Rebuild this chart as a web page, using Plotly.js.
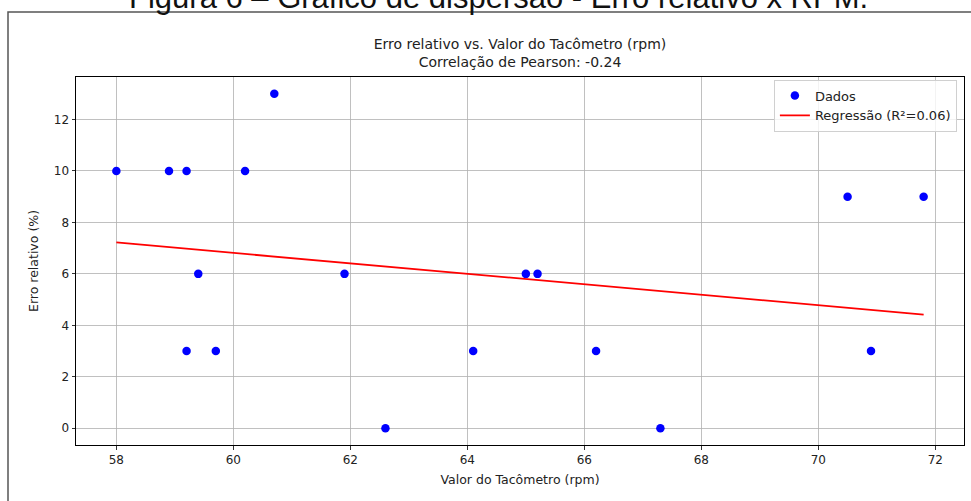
<!DOCTYPE html>
<html>
<head>
<meta charset="utf-8">
<script src="https://cdn.plot.ly/plotly-3.0.1.min.js"></script>
<style>
  html, body { margin: 0; padding: 0; background: #fff; }
  #chart { width: 971px; height: 501px; }
</style>
</head>
<body>
<div id="chart"></div>
<script>
// Data
const rpm = [58.0, 58.9, 59.2, 60.2, 60.7, 59.4, 59.2, 59.7, 61.9, 62.6, 64.1, 65.0, 65.2, 66.2, 67.3, 70.5, 70.9, 71.8];
const erro = [10, 10, 10, 10, 13, 6, 3, 3, 6, 0, 3, 6, 6, 3, 0, 9, 3, 9];
const regX = [58.0, 71.8];
const regY = [7.22, 4.42];
const xTicks = [58, 60, 62, 64, 66, 68, 70, 72];
const yTicks = [0, 2, 4, 6, 8, 10, 12];

const font = "DejaVu Sans, sans-serif";

const traces = [
  {
    x: rpm, y: erro, type: 'scatter', mode: 'markers', name: 'Dados',
    marker: { color: '#0000ff', size: 8.5 }
  },
  {
    x: regX, y: regY, type: 'scatter', mode: 'lines', name: 'Regressão (R²=0.06)',
    line: { color: '#ff0000', width: 1.8 }
  }
];

const axisCommon = {
  showgrid: true, gridcolor: '#b0b0b0', gridwidth: 0.8,
  showline: true, linecolor: '#000', linewidth: 1, mirror: true,
  ticks: 'outside', ticklen: 3.5, tickcolor: '#000', tickwidth: 0.8,
  zeroline: false,
  tickfont: { family: font, size: 12, color: '#222' }
};

const layout = {
  width: 971, height: 501,
  margin: { l: 76, r: 7, t: 77, b: 56 },
  paper_bgcolor: '#fff', plot_bgcolor: '#fff',
  font: { family: font, color: '#222' },
  showlegend: true,
  legend: {
    x: 0.992, xanchor: 'right', y: 1 - 2.5 / 368, yanchor: 'top',
    bgcolor: 'rgba(255,255,255,0.8)', bordercolor: '#d0d0d0', borderwidth: 1,
    font: { family: font, size: 13, color: '#222' },
    itemwidth: 30, tracegroupgap: 0
  },
  title: {
    text: 'Erro relativo vs. Valor do Tacômetro (rpm)<br>Correlação de Pearson: -0.24',
    font: { family: font, size: 14, color: '#222' },
    x: 0.5, xref: 'paper', xanchor: 'center',
    y: 1 - 49 / 501, yref: 'container', yanchor: 'middle'
  },
  xaxis: Object.assign({}, axisCommon, {
    range: [57.31, 72.49], tickvals: xTicks,
    title: { text: 'Valor do Tacômetro (rpm)', font: { family: font, size: 12.5, color: '#222' }, standoff: 9 }
  }),
  yaxis: Object.assign({}, axisCommon, {
    range: [-0.65, 13.65], tickvals: yTicks,
    title: { text: 'Erro relativo (%)', font: { family: font, size: 12.5, color: '#222' }, standoff: 12 }
  }),
  shapes: [
    {
      type: 'rect', xref: 'paper', yref: 'paper',
      x0: -68 / 888, x1: 1.2, y0: -0.5, y1: 1 + 65 / 368,
      line: { color: '#555', width: 1.5 }, fillcolor: 'rgba(0,0,0,0)', layer: 'below'
    }
  ],
  annotations: [
    {
      text: 'Figura 6 – Gráfico de dispersão - Erro relativo x RPM.',
      xref: 'paper', yref: 'paper', x: (498 - 76) / 888, y: 1 + (77 - 17) / 368,
      xanchor: 'center', yanchor: 'bottom', showarrow: false,
      font: { family: 'Liberation Sans, Arial, sans-serif', size: 31, color: '#111' }
    }
  ]
};

Plotly.newPlot('chart', traces, layout, { displayModeBar: false, staticPlot: true });
</script>
</body>
</html>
_ _ _
=== Required task ===
Go through the listing above and quote it exactly, apart from its images.

=== Solution to the problem ===
Rebuild this chart as a web page, using Plotly.js.
<!DOCTYPE html>
<html>
<head>
<meta charset="utf-8">
<script src="https://cdn.plot.ly/plotly-3.0.1.min.js"></script>
<style>
  html, body { margin: 0; padding: 0; background: #fff; }
  #chart { width: 971px; height: 501px; }
</style>
</head>
<body>
<div id="chart"></div>
<script>
// Data
const rpm = [58.0, 58.9, 59.2, 60.2, 60.7, 59.4, 59.2, 59.7, 61.9, 62.6, 64.1, 65.0, 65.2, 66.2, 67.3, 70.5, 70.9, 71.8];
const erro = [10, 10, 10, 10, 13, 6, 3, 3, 6, 0, 3, 6, 6, 3, 0, 9, 3, 9];
const regX = [58.0, 71.8];
const regY = [7.22, 4.42];
const xTicks = [58, 60, 62, 64, 66, 68, 70, 72];
const yTicks = [0, 2, 4, 6, 8, 10, 12];

const font = "DejaVu Sans, sans-serif";

const traces = [
  {
    x: rpm, y: erro, type: 'scatter', mode: 'markers', name: 'Dados',
    marker: { color: '#0000ff', size: 8.5 }
  },
  {
    x: regX, y: regY, type: 'scatter', mode: 'lines', name: 'Regressão (R²=0.06)',
    line: { color: '#ff0000', width: 1.8 }
  }
];

const axisCommon = {
  showgrid: true, gridcolor: '#b0b0b0', gridwidth: 0.8,
  showline: true, linecolor: '#000', linewidth: 1, mirror: true,
  ticks: 'outside', ticklen: 3.5, tickcolor: '#000', tickwidth: 0.8,
  zeroline: false,
  tickfont: { family: font, size: 12, color: '#222' }
};

const layout = {
  width: 971, height: 501,
  margin: { l: 76, r: 7, t: 77, b: 56 },
  paper_bgcolor: '#fff', plot_bgcolor: '#fff',
  font: { family: font, color: '#222' },
  showlegend: true,
  legend: {
    x: 0.992, xanchor: 'right', y: 1 - 2.5 / 368, yanchor: 'top',
    bgcolor: 'rgba(255,255,255,0.8)', bordercolor: '#d0d0d0', borderwidth: 1,
    font: { family: font, size: 13, color: '#222' },
    itemwidth: 30, tracegroupgap: 0
  },
  title: {
    text: 'Erro relativo vs. Valor do Tacômetro (rpm)<br>Correlação de Pearson: -0.24',
    font: { family: font, size: 14, color: '#222' },
    x: 0.5, xref: 'paper', xanchor: 'center',
    y: 1 - 49 / 501, yref: 'container', yanchor: 'middle'
  },
  xaxis: Object.assign({}, axisCommon, {
    range: [57.31, 72.49], tickvals: xTicks,
    title: { text: 'Valor do Tacômetro (rpm)', font: { family: font, size: 12.5, color: '#222' }, standoff: 9 }
  }),
  yaxis: Object.assign({}, axisCommon, {
    range: [-0.65, 13.65], tickvals: yTicks,
    title: { text: 'Erro relativo (%)', font: { family: font, size: 12.5, color: '#222' }, standoff: 12 }
  }),
  shapes: [
    {
      type: 'rect', xref: 'paper', yref: 'paper',
      x0: -68 / 888, x1: 1.2, y0: -0.5, y1: 1 + 65 / 368,
      line: { color: '#555', width: 1.5 }, fillcolor: 'rgba(0,0,0,0)', layer: 'below'
    }
  ],
  annotations: [
    {
      text: 'Figura 6 – Gráfico de dispersão - Erro relativo x RPM.',
      xref: 'paper', yref: 'paper', x: (498 - 76) / 888, y: 1 + (77 - 17) / 368,
      xanchor: 'center', yanchor: 'bottom', showarrow: false,
      font: { family: 'Liberation Sans, Arial, sans-serif', size: 31, color: '#111' }
    }
  ]
};

Plotly.newPlot('chart', traces, layout, { displayModeBar: false, staticPlot: true });
</script>
</body>
</html>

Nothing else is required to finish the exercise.